— START DATA ROWS —
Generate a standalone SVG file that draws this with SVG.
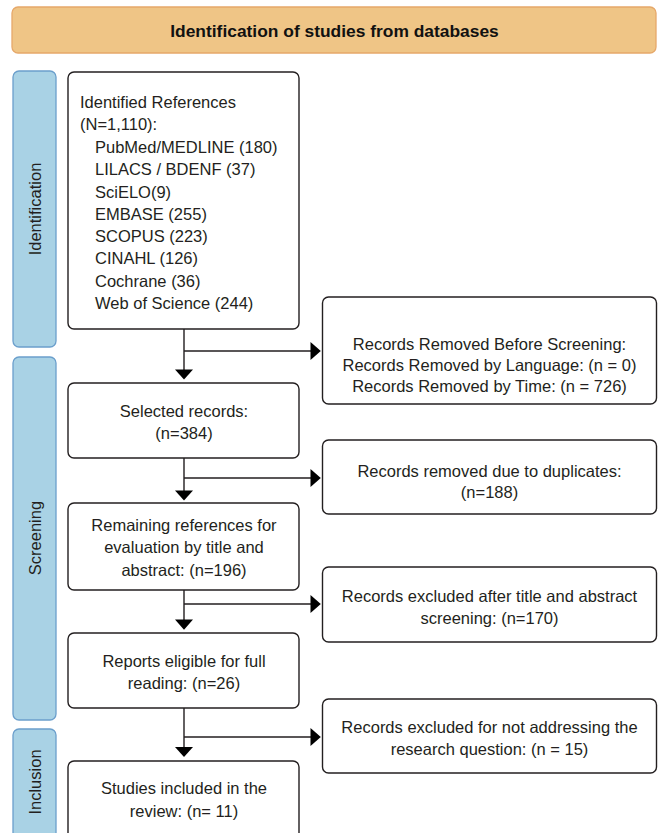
<svg xmlns="http://www.w3.org/2000/svg" width="661" height="833" viewBox="0 0 661 833">
<style>
text{font-family:"Liberation Sans",Arial,sans-serif;font-size:16.5px;fill:#231f20}
.hdr{fill:#efc586;stroke:#e6a86a;stroke-width:1.3}
.hdrt{font-weight:bold;font-size:17.4px;text-anchor:middle;fill:#111}
.phase{fill:#a9d2e5;stroke:#6b9fcc;stroke-width:1.3}
.pt{text-anchor:middle}
.box{fill:#fff;stroke:#231f20;stroke-width:1.4}
.c{text-anchor:middle}
.ln{stroke:#231f20;stroke-width:1.4;fill:none}
.ah{fill:#000}
</style>
<g id="header">
<rect class="hdr" x="12" y="7" width="644" height="46" rx="6"/>
<text class="hdrt" x="334.5" y="37">Identification of studies from databases</text>
</g>
<g id="phase-identification">
<rect class="phase" x="13" y="71" width="43" height="276" rx="6"/>
<text class="pt" transform="translate(40.5,209) rotate(-90)">Identification</text>
</g>
<g id="phase-screening">
<rect class="phase" x="13" y="357" width="43" height="363" rx="6"/>
<text class="pt" transform="translate(40.5,538) rotate(-90)">Screening</text>
</g>
<g id="phase-inclusion">
<rect class="phase" x="13" y="729" width="43" height="116" rx="6"/>
<text class="pt" transform="translate(40.5,782) rotate(-90)">Inclusion</text>
</g>
<g id="identified">
<rect class="box" x="68" y="72" width="231" height="257" rx="6"/>
<text x="80" y="107.5">Identified References</text>
<text x="80" y="130">(N=1,110):</text>
<text x="95" y="152.5">PubMed/MEDLINE (180)</text>
<text x="95" y="175">LILACS / BDENF (37)</text>
<text x="95" y="197.5">SciELO(9)</text>
<text x="95" y="219.8">EMBASE (255)</text>
<text x="95" y="242">SCOPUS (223)</text>
<text x="95" y="264.4">CINAHL (126)</text>
<text x="95" y="286.8">Cochrane (36)</text>
<text x="95" y="309">Web of Science (244)</text>
</g>
<g id="removed-before">
<rect class="box" x="322.5" y="297" width="334" height="107" rx="6"/>
<text class="c" x="489.5" y="350">Records Removed Before Screening:</text>
<text class="c" x="489.5" y="371">Records Removed by Language: (n = 0)</text>
<text class="c" x="489.5" y="391.5">Records Removed by Time: (n = 726)</text>
</g>
<g id="selected">
<rect class="box" x="68" y="383" width="231" height="75" rx="6"/>
<text class="c" x="184" y="417">Selected records:</text>
<text class="c" x="184" y="439">(n=384)</text>
</g>
<g id="duplicates">
<rect class="box" x="322.5" y="440" width="334" height="74" rx="6"/>
<text class="c" x="489.5" y="477">Records removed due to duplicates:</text>
<text class="c" x="489.5" y="497.7">(n=188)</text>
</g>
<g id="remaining">
<rect class="box" x="68" y="503" width="231" height="87" rx="6"/>
<text class="c" x="184" y="531">Remaining references for</text>
<text class="c" x="184" y="553.3">evaluation by title and</text>
<text class="c" x="184" y="576">abstract: (n=196)</text>
</g>
<g id="excluded-title">
<rect class="box" x="322.5" y="567" width="334" height="75" rx="6"/>
<text class="c" x="489.5" y="601.7">Records excluded after title and abstract</text>
<text class="c" x="489.5" y="624">screening: (n=170)</text>
</g>
<g id="eligible">
<rect class="box" x="68" y="633" width="231" height="75" rx="6"/>
<text class="c" x="184" y="666.7">Reports eligible for full</text>
<text class="c" x="184" y="688.7">reading: (n=26)</text>
</g>
<g id="excluded-question">
<rect class="box" x="322.5" y="699" width="334" height="74" rx="6"/>
<text class="c" x="489.5" y="732.7">Records excluded for not addressing the</text>
<text class="c" x="489.5" y="755.3">research question: (n = 15)</text>
</g>
<g id="included">
<rect class="box" x="68" y="761" width="231" height="90" rx="6"/>
<text class="c" x="184" y="794.3">Studies included in the</text>
<text class="c" x="184" y="816.7">review: (n= 11)</text>
</g>
<g id="connectors">
<path class="ln" d="M184 329V370M184 351H311"/>
<polygon class="ah" points="175,369.5 193,369.5 184,379.5"/>
<polygon class="ah" points="310.5,342 310.5,360 320.8,351"/>
<path class="ln" d="M184 458V491M184 478H311"/>
<polygon class="ah" points="175,490.5 193,490.5 184,500.5"/>
<polygon class="ah" points="310.5,469 310.5,487 320.8,478"/>
<path class="ln" d="M184 590V620M184 604H311"/>
<polygon class="ah" points="175,619.5 193,619.5 184,629.7"/>
<polygon class="ah" points="310.5,595 310.5,613 320.8,604"/>
<path class="ln" d="M184 708V747M184 737H311"/>
<polygon class="ah" points="175,747 193,747 184,757"/>
<polygon class="ah" points="310.5,728 310.5,746 320.8,737"/>
</g>
</svg>
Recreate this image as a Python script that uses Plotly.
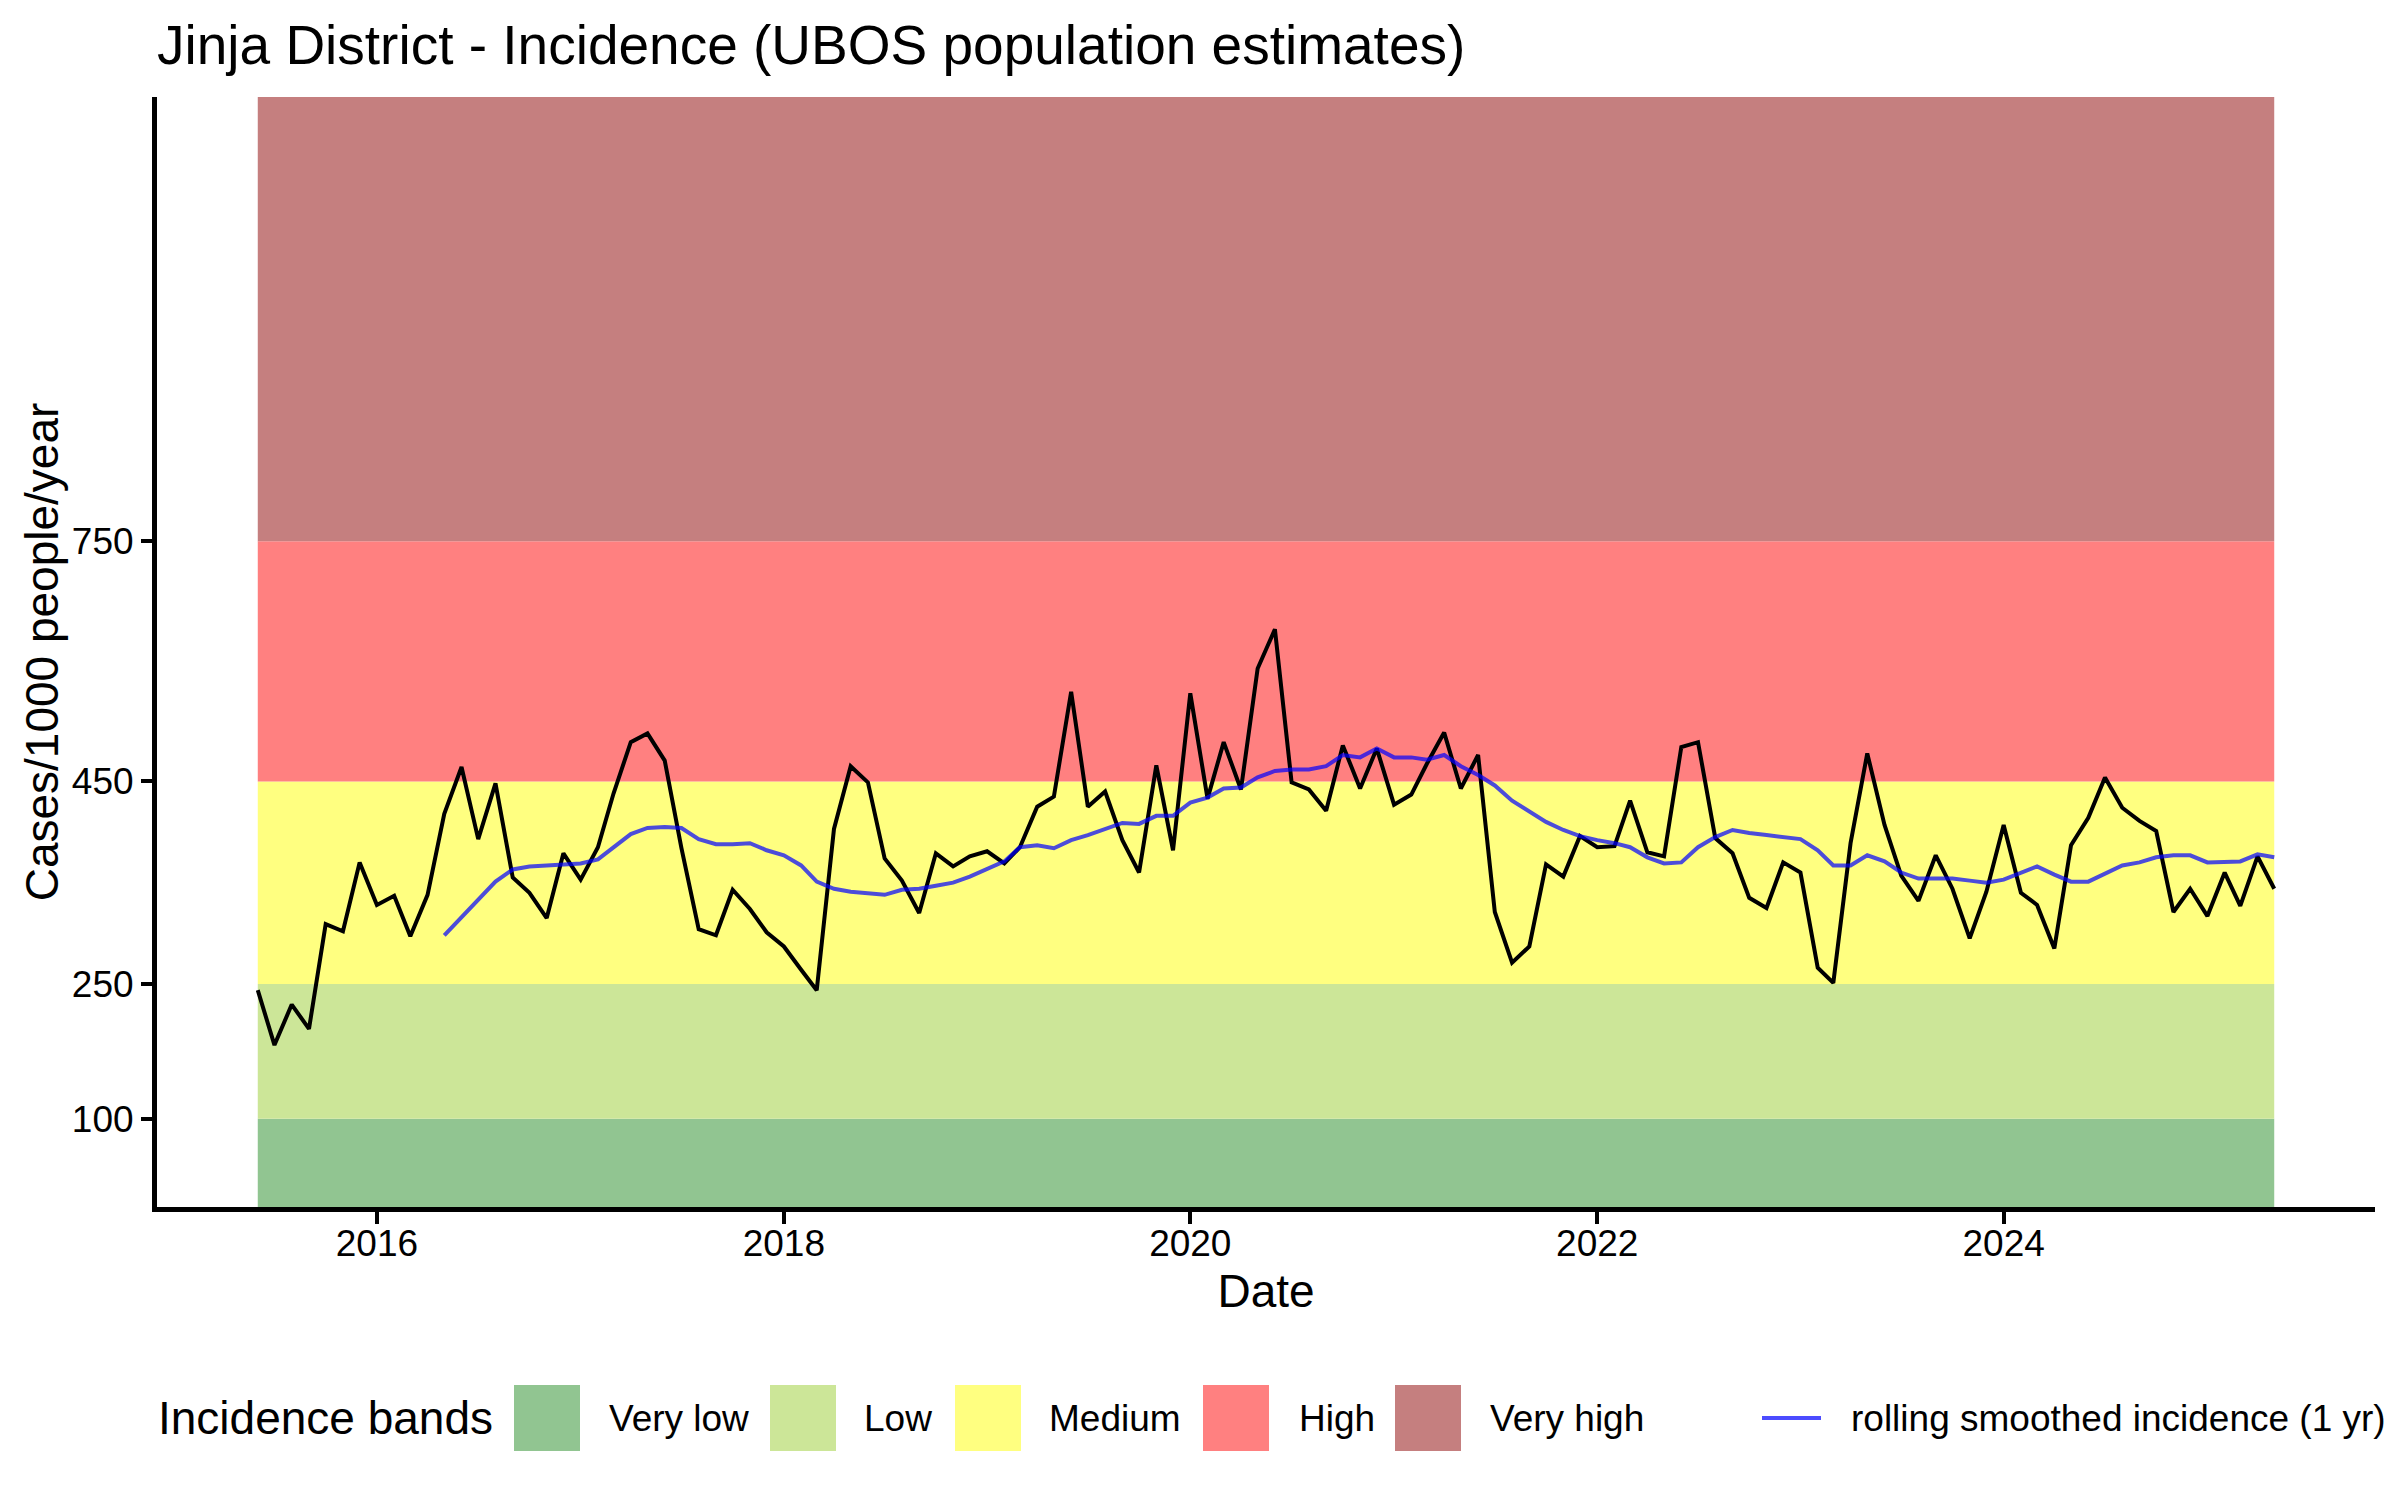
— END DATA ROWS —
- _TASK BRIEF_: All the records need to be repeated exactly, with the images dropped.

- _ANSWER TO THE TASK_:
Generate a standalone SVG file that draws this with SVG.
<svg xmlns="http://www.w3.org/2000/svg" width="661" height="833" viewBox="0 0 661 833">
<style>
text{font-family:"Liberation Sans",Arial,sans-serif;font-size:16.5px;fill:#231f20}
.hdr{fill:#efc586;stroke:#e6a86a;stroke-width:1.3}
.hdrt{font-weight:bold;font-size:17.4px;text-anchor:middle;fill:#111}
.phase{fill:#a9d2e5;stroke:#6b9fcc;stroke-width:1.3}
.pt{text-anchor:middle}
.box{fill:#fff;stroke:#231f20;stroke-width:1.4}
.c{text-anchor:middle}
.ln{stroke:#231f20;stroke-width:1.4;fill:none}
.ah{fill:#000}
</style>
<g id="header">
<rect class="hdr" x="12" y="7" width="644" height="46" rx="6"/>
<text class="hdrt" x="334.5" y="37">Identification of studies from databases</text>
</g>
<g id="phase-identification">
<rect class="phase" x="13" y="71" width="43" height="276" rx="6"/>
<text class="pt" transform="translate(40.5,209) rotate(-90)">Identification</text>
</g>
<g id="phase-screening">
<rect class="phase" x="13" y="357" width="43" height="363" rx="6"/>
<text class="pt" transform="translate(40.5,538) rotate(-90)">Screening</text>
</g>
<g id="phase-inclusion">
<rect class="phase" x="13" y="729" width="43" height="116" rx="6"/>
<text class="pt" transform="translate(40.5,782) rotate(-90)">Inclusion</text>
</g>
<g id="identified">
<rect class="box" x="68" y="72" width="231" height="257" rx="6"/>
<text x="80" y="107.5">Identified References</text>
<text x="80" y="130">(N=1,110):</text>
<text x="95" y="152.5">PubMed/MEDLINE (180)</text>
<text x="95" y="175">LILACS / BDENF (37)</text>
<text x="95" y="197.5">SciELO(9)</text>
<text x="95" y="219.8">EMBASE (255)</text>
<text x="95" y="242">SCOPUS (223)</text>
<text x="95" y="264.4">CINAHL (126)</text>
<text x="95" y="286.8">Cochrane (36)</text>
<text x="95" y="309">Web of Science (244)</text>
</g>
<g id="removed-before">
<rect class="box" x="322.5" y="297" width="334" height="107" rx="6"/>
<text class="c" x="489.5" y="350">Records Removed Before Screening:</text>
<text class="c" x="489.5" y="371">Records Removed by Language: (n = 0)</text>
<text class="c" x="489.5" y="391.5">Records Removed by Time: (n = 726)</text>
</g>
<g id="selected">
<rect class="box" x="68" y="383" width="231" height="75" rx="6"/>
<text class="c" x="184" y="417">Selected records:</text>
<text class="c" x="184" y="439">(n=384)</text>
</g>
<g id="duplicates">
<rect class="box" x="322.5" y="440" width="334" height="74" rx="6"/>
<text class="c" x="489.5" y="477">Records removed due to duplicates:</text>
<text class="c" x="489.5" y="497.7">(n=188)</text>
</g>
<g id="remaining">
<rect class="box" x="68" y="503" width="231" height="87" rx="6"/>
<text class="c" x="184" y="531">Remaining references for</text>
<text class="c" x="184" y="553.3">evaluation by title and</text>
<text class="c" x="184" y="576">abstract: (n=196)</text>
</g>
<g id="excluded-title">
<rect class="box" x="322.5" y="567" width="334" height="75" rx="6"/>
<text class="c" x="489.5" y="601.7">Records excluded after title and abstract</text>
<text class="c" x="489.5" y="624">screening: (n=170)</text>
</g>
<g id="eligible">
<rect class="box" x="68" y="633" width="231" height="75" rx="6"/>
<text class="c" x="184" y="666.7">Reports eligible for full</text>
<text class="c" x="184" y="688.7">reading: (n=26)</text>
</g>
<g id="excluded-question">
<rect class="box" x="322.5" y="699" width="334" height="74" rx="6"/>
<text class="c" x="489.5" y="732.7">Records excluded for not addressing the</text>
<text class="c" x="489.5" y="755.3">research question: (n = 15)</text>
</g>
<g id="included">
<rect class="box" x="68" y="761" width="231" height="90" rx="6"/>
<text class="c" x="184" y="794.3">Studies included in the</text>
<text class="c" x="184" y="816.7">review: (n= 11)</text>
</g>
<g id="connectors">
<path class="ln" d="M184 329V370M184 351H311"/>
<polygon class="ah" points="175,369.5 193,369.5 184,379.5"/>
<polygon class="ah" points="310.5,342 310.5,360 320.8,351"/>
<path class="ln" d="M184 458V491M184 478H311"/>
<polygon class="ah" points="175,490.5 193,490.5 184,500.5"/>
<polygon class="ah" points="310.5,469 310.5,487 320.8,478"/>
<path class="ln" d="M184 590V620M184 604H311"/>
<polygon class="ah" points="175,619.5 193,619.5 184,629.7"/>
<polygon class="ah" points="310.5,595 310.5,613 320.8,604"/>
<path class="ln" d="M184 708V747M184 737H311"/>
<polygon class="ah" points="175,747 193,747 184,757"/>
<polygon class="ah" points="310.5,728 310.5,746 320.8,737"/>
</g>
</svg>
Recreate this image as a Python script that uses Plotly.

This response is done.